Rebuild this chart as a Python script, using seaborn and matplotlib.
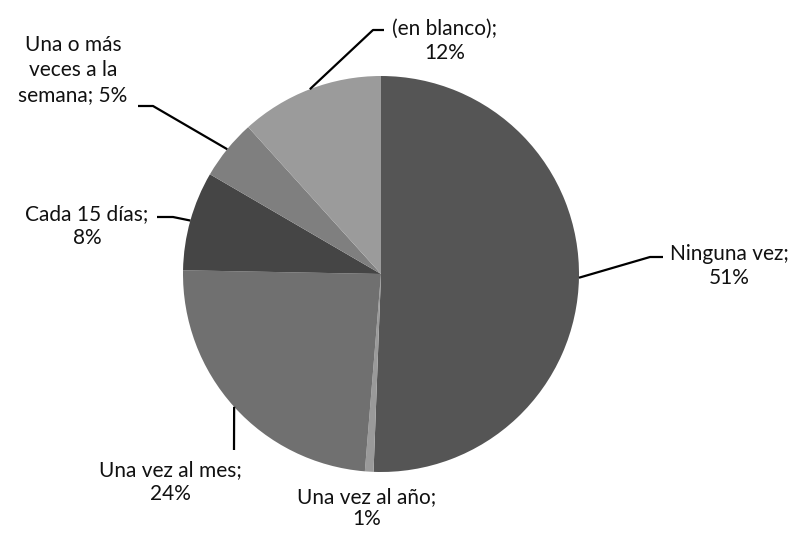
import numpy as np
import matplotlib
matplotlib.use("Agg")
import matplotlib.pyplot as plt
import seaborn as sns

# slices, clockwise from 12 o'clock
categories = ["Ninguna vez", "Una vez al año", "Una vez al mes",
              "Cada 15 días", "Una o más veces a la semana", "(en blanco)"]
shares = [50.6, 0.7, 24.0, 8.1, 4.9, 11.7]
pct_labels = ["51%", "1%", "24%", "8%", "5%", "12%"]
label_text = ["Ninguna vez;\n51%", "Una vez al año;\n1%", "Una vez al mes;\n24%",
              "Cada 15 días;\n8%", "Una o más\nveces a la\nsemana; 5%", "(en blanco);\n12%"]
colors = ["#555555", "#9a9a9a", "#707070", "#454545", "#7f7f7f", "#9b9b9b"]

sns.set_theme(style="white")
plt.rcParams['font.family'] = ['Lato', 'DejaVu Sans']

W, H = 801, 534
fig = plt.figure(figsize=(W / 100, H / 100), dpi=100)
ax = fig.add_axes([0, 0, 1, 1])

cx, cy, r = 381, H - 274, 198
ax.pie(shares, colors=colors, startangle=90, counterclock=False,
       center=(cx, cy), radius=r, wedgeprops=dict(linewidth=0))
ax.set_xlim(0, W)
ax.set_ylim(0, H)
ax.set_aspect('equal')
ax.axis('off')

# label layout (pixel coords, y down): elbow, line end, text centre, line spacing
layout = {
    0: ((650, 257), (663, 257), (729, 266), 1.3),
    1: (None, None, (367, 508), 1.15),
    2: ((234, 450), None, (170, 482), 1.3),
    3: ((173, 217), (157, 217), (87, 226), 1.3),
    4: ((153, 106), (138, 106), (73, 70), 1.3),
    5: ((373, 30), (384, 30), (445, 41), 1.3),
}

cum = np.cumsum([0] + shares[:-1])
total = sum(shares)
for i, s in enumerate(shares):
    mid = np.deg2rad((cum[i] + s / 2) / total * 360)
    x0 = cx + r * np.sin(mid)
    y0 = cy + r * np.cos(mid)
    elbow, end, txt, ls = layout[i]
    if elbow is not None:
        xs = [x0, elbow[0]]
        ys = [y0, H - elbow[1]]
        if end is not None:
            xs.append(end[0])
            ys.append(H - end[1])
        ax.plot(xs, ys, color="black", lw=1.6, solid_capstyle='butt')
    ax.text(txt[0], H - txt[1], label_text[i], ha="center", va="center",
            multialignment="center", fontsize=15, color="#111111",
            linespacing=ls)

fig.savefig("out.png", dpi=100)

++++

What is the number of lines above that hold the string "matplotlib"? Answer with that number alone.

* ANSWER TO THIS PROBLEM
4